WHAT TO WORK ON =>
Leaving out every picture, quote the data below exactly as it appears.

DATA EXCERPT =>
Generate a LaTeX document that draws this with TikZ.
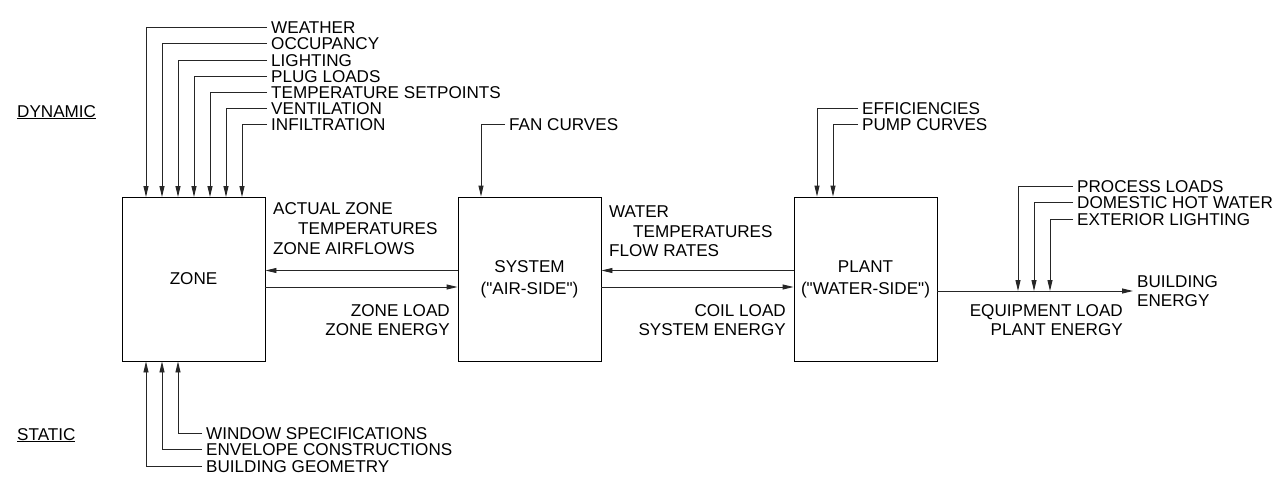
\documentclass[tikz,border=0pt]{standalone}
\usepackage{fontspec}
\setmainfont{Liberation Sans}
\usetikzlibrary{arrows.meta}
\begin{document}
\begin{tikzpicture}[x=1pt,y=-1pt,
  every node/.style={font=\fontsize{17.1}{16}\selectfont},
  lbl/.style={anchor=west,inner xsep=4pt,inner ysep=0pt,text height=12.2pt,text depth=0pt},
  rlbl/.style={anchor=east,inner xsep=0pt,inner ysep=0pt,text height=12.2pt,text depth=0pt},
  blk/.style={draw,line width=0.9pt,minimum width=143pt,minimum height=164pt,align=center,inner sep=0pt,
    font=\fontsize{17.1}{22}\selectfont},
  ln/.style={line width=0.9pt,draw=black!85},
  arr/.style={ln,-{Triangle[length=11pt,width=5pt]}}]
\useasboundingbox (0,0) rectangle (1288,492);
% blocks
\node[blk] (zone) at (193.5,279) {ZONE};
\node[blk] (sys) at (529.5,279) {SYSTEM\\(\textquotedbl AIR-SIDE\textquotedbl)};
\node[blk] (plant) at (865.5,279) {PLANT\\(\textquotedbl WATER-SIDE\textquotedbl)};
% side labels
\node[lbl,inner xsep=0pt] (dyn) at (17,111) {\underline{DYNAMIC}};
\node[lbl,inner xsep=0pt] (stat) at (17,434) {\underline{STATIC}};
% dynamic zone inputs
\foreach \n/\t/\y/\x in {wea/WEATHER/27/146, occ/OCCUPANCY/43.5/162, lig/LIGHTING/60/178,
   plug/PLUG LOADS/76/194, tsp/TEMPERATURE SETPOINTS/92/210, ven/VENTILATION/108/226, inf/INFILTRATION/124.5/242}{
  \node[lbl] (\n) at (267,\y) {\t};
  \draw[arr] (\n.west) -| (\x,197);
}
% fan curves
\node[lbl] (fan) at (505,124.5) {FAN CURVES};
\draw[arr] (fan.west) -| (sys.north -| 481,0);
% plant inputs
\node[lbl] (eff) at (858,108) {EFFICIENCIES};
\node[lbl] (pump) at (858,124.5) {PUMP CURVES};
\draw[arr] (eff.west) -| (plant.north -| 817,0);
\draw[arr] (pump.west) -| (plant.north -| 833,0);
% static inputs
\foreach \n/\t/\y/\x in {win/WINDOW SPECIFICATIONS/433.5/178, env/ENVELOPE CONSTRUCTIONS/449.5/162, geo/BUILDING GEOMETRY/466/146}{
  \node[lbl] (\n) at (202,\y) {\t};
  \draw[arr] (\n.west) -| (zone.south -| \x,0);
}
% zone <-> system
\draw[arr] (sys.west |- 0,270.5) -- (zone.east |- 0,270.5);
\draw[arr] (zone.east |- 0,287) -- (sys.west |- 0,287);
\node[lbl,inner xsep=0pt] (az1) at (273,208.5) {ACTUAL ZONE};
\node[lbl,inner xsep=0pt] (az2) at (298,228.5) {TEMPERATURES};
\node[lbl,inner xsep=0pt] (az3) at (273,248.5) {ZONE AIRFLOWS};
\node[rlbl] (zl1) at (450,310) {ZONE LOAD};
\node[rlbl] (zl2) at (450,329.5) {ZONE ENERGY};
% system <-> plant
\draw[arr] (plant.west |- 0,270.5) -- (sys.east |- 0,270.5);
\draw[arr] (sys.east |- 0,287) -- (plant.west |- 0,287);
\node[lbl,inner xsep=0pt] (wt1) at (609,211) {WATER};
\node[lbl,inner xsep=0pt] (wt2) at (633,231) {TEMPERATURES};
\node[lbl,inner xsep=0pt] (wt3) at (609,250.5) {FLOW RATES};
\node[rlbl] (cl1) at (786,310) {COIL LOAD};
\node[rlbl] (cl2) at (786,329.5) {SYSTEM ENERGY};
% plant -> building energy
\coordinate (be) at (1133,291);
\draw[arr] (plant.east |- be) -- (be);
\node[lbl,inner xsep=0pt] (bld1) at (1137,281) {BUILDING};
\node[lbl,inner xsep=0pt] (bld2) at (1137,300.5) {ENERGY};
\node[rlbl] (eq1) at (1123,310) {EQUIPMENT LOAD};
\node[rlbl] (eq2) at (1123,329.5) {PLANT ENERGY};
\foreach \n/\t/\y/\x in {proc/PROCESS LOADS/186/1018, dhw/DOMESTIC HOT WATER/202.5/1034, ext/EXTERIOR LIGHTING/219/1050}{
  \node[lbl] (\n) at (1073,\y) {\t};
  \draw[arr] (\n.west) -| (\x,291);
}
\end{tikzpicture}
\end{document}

RESPONSE =>
Generate a LaTeX document that draws this with TikZ.
\documentclass[tikz,border=0pt]{standalone}
\usepackage{fontspec}
\setmainfont{Liberation Sans}
\usetikzlibrary{arrows.meta}
\begin{document}
\begin{tikzpicture}[x=1pt,y=-1pt,
  every node/.style={font=\fontsize{17.1}{16}\selectfont},
  lbl/.style={anchor=west,inner xsep=4pt,inner ysep=0pt,text height=12.2pt,text depth=0pt},
  rlbl/.style={anchor=east,inner xsep=0pt,inner ysep=0pt,text height=12.2pt,text depth=0pt},
  blk/.style={draw,line width=0.9pt,minimum width=143pt,minimum height=164pt,align=center,inner sep=0pt,
    font=\fontsize{17.1}{22}\selectfont},
  ln/.style={line width=0.9pt,draw=black!85},
  arr/.style={ln,-{Triangle[length=11pt,width=5pt]}}]
\useasboundingbox (0,0) rectangle (1288,492);
% blocks
\node[blk] (zone) at (193.5,279) {ZONE};
\node[blk] (sys) at (529.5,279) {SYSTEM\\(\textquotedbl AIR-SIDE\textquotedbl)};
\node[blk] (plant) at (865.5,279) {PLANT\\(\textquotedbl WATER-SIDE\textquotedbl)};
% side labels
\node[lbl,inner xsep=0pt] (dyn) at (17,111) {\underline{DYNAMIC}};
\node[lbl,inner xsep=0pt] (stat) at (17,434) {\underline{STATIC}};
% dynamic zone inputs
\foreach \n/\t/\y/\x in {wea/WEATHER/27/146, occ/OCCUPANCY/43.5/162, lig/LIGHTING/60/178,
   plug/PLUG LOADS/76/194, tsp/TEMPERATURE SETPOINTS/92/210, ven/VENTILATION/108/226, inf/INFILTRATION/124.5/242}{
  \node[lbl] (\n) at (267,\y) {\t};
  \draw[arr] (\n.west) -| (\x,197);
}
% fan curves
\node[lbl] (fan) at (505,124.5) {FAN CURVES};
\draw[arr] (fan.west) -| (sys.north -| 481,0);
% plant inputs
\node[lbl] (eff) at (858,108) {EFFICIENCIES};
\node[lbl] (pump) at (858,124.5) {PUMP CURVES};
\draw[arr] (eff.west) -| (plant.north -| 817,0);
\draw[arr] (pump.west) -| (plant.north -| 833,0);
% static inputs
\foreach \n/\t/\y/\x in {win/WINDOW SPECIFICATIONS/433.5/178, env/ENVELOPE CONSTRUCTIONS/449.5/162, geo/BUILDING GEOMETRY/466/146}{
  \node[lbl] (\n) at (202,\y) {\t};
  \draw[arr] (\n.west) -| (zone.south -| \x,0);
}
% zone <-> system
\draw[arr] (sys.west |- 0,270.5) -- (zone.east |- 0,270.5);
\draw[arr] (zone.east |- 0,287) -- (sys.west |- 0,287);
\node[lbl,inner xsep=0pt] (az1) at (273,208.5) {ACTUAL ZONE};
\node[lbl,inner xsep=0pt] (az2) at (298,228.5) {TEMPERATURES};
\node[lbl,inner xsep=0pt] (az3) at (273,248.5) {ZONE AIRFLOWS};
\node[rlbl] (zl1) at (450,310) {ZONE LOAD};
\node[rlbl] (zl2) at (450,329.5) {ZONE ENERGY};
% system <-> plant
\draw[arr] (plant.west |- 0,270.5) -- (sys.east |- 0,270.5);
\draw[arr] (sys.east |- 0,287) -- (plant.west |- 0,287);
\node[lbl,inner xsep=0pt] (wt1) at (609,211) {WATER};
\node[lbl,inner xsep=0pt] (wt2) at (633,231) {TEMPERATURES};
\node[lbl,inner xsep=0pt] (wt3) at (609,250.5) {FLOW RATES};
\node[rlbl] (cl1) at (786,310) {COIL LOAD};
\node[rlbl] (cl2) at (786,329.5) {SYSTEM ENERGY};
% plant -> building energy
\coordinate (be) at (1133,291);
\draw[arr] (plant.east |- be) -- (be);
\node[lbl,inner xsep=0pt] (bld1) at (1137,281) {BUILDING};
\node[lbl,inner xsep=0pt] (bld2) at (1137,300.5) {ENERGY};
\node[rlbl] (eq1) at (1123,310) {EQUIPMENT LOAD};
\node[rlbl] (eq2) at (1123,329.5) {PLANT ENERGY};
\foreach \n/\t/\y/\x in {proc/PROCESS LOADS/186/1018, dhw/DOMESTIC HOT WATER/202.5/1034, ext/EXTERIOR LIGHTING/219/1050}{
  \node[lbl] (\n) at (1073,\y) {\t};
  \draw[arr] (\n.west) -| (\x,291);
}
\end{tikzpicture}
\end{document}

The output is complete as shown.